> [Material shown]
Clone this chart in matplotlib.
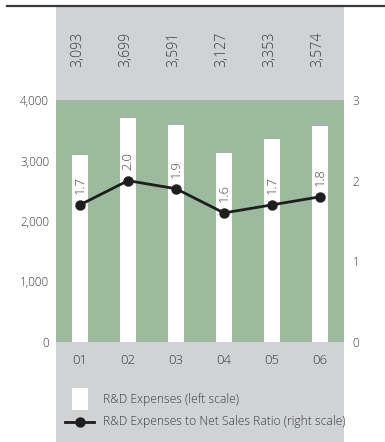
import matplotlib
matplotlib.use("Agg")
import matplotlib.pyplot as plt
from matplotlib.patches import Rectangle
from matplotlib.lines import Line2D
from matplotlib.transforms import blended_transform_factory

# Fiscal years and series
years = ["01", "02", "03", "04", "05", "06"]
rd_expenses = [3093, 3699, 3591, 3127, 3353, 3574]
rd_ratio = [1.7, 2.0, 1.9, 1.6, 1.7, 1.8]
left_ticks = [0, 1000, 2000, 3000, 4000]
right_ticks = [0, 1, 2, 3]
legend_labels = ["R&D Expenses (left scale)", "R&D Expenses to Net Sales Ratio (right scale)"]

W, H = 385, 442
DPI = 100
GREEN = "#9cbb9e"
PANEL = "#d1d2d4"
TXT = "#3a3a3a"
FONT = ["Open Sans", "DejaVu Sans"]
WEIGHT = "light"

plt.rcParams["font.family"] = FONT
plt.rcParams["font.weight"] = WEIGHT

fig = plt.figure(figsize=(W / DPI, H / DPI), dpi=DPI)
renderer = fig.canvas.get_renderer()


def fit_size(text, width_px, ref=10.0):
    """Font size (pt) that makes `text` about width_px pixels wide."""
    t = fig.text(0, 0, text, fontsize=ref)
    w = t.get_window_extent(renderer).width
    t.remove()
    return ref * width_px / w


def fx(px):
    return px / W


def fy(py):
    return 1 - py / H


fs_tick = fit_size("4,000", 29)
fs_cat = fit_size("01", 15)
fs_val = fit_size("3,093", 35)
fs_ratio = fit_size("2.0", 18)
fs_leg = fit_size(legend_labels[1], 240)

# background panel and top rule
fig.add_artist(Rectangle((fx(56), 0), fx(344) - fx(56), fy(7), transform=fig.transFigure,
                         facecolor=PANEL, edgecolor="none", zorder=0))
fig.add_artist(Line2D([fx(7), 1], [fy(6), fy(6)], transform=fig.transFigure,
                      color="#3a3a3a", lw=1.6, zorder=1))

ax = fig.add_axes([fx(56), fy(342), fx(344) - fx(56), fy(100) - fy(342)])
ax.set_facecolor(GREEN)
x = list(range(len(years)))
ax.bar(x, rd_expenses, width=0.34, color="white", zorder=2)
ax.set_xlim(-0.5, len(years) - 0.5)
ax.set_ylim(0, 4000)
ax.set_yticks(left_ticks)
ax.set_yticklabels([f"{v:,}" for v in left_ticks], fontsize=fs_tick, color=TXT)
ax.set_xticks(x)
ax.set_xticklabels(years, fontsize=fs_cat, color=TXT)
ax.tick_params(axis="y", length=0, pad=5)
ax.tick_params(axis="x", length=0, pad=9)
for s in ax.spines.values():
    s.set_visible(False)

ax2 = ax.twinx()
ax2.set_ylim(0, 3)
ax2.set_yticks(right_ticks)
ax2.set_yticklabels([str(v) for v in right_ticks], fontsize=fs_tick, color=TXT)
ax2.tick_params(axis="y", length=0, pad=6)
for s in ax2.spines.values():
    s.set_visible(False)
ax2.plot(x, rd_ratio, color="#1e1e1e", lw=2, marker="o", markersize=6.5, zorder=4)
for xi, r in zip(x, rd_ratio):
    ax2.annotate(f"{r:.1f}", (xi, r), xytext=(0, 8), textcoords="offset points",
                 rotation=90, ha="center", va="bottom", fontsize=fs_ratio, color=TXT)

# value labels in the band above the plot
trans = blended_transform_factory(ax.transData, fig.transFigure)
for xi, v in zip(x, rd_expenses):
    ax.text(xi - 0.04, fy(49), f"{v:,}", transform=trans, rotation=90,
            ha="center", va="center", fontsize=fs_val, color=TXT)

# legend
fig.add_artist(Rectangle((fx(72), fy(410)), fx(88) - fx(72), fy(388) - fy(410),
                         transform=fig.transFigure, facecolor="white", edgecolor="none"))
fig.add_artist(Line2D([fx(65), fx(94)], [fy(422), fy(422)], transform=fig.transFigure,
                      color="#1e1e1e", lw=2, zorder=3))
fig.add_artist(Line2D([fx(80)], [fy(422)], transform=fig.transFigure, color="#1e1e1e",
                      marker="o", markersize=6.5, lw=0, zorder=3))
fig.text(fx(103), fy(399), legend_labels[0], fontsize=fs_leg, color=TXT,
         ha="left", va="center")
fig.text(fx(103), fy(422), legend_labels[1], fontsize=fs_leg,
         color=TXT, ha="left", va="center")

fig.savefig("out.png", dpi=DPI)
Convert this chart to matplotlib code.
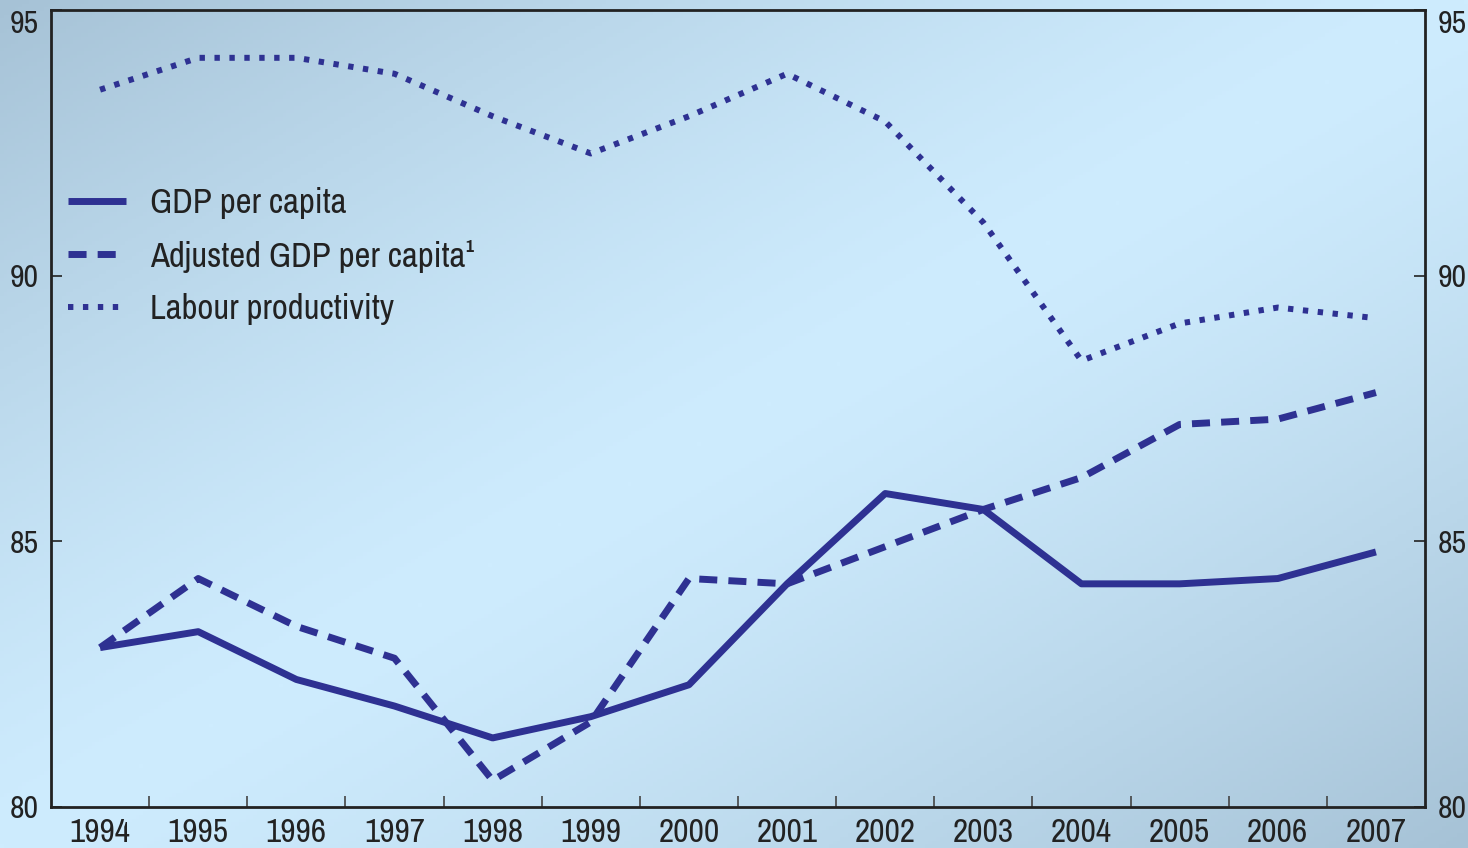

> [Aim]
Search the entries for the word "matplotlib", then gather every line that has it.

> [Reply to the task]
Clone this chart in matplotlib.
import matplotlib
matplotlib.use("Agg")
import matplotlib.pyplot as plt
from matplotlib.patches import Rectangle
from matplotlib.lines import Line2D
from matplotlib.transforms import blended_transform_factory
Convert this chart to matplotlib code.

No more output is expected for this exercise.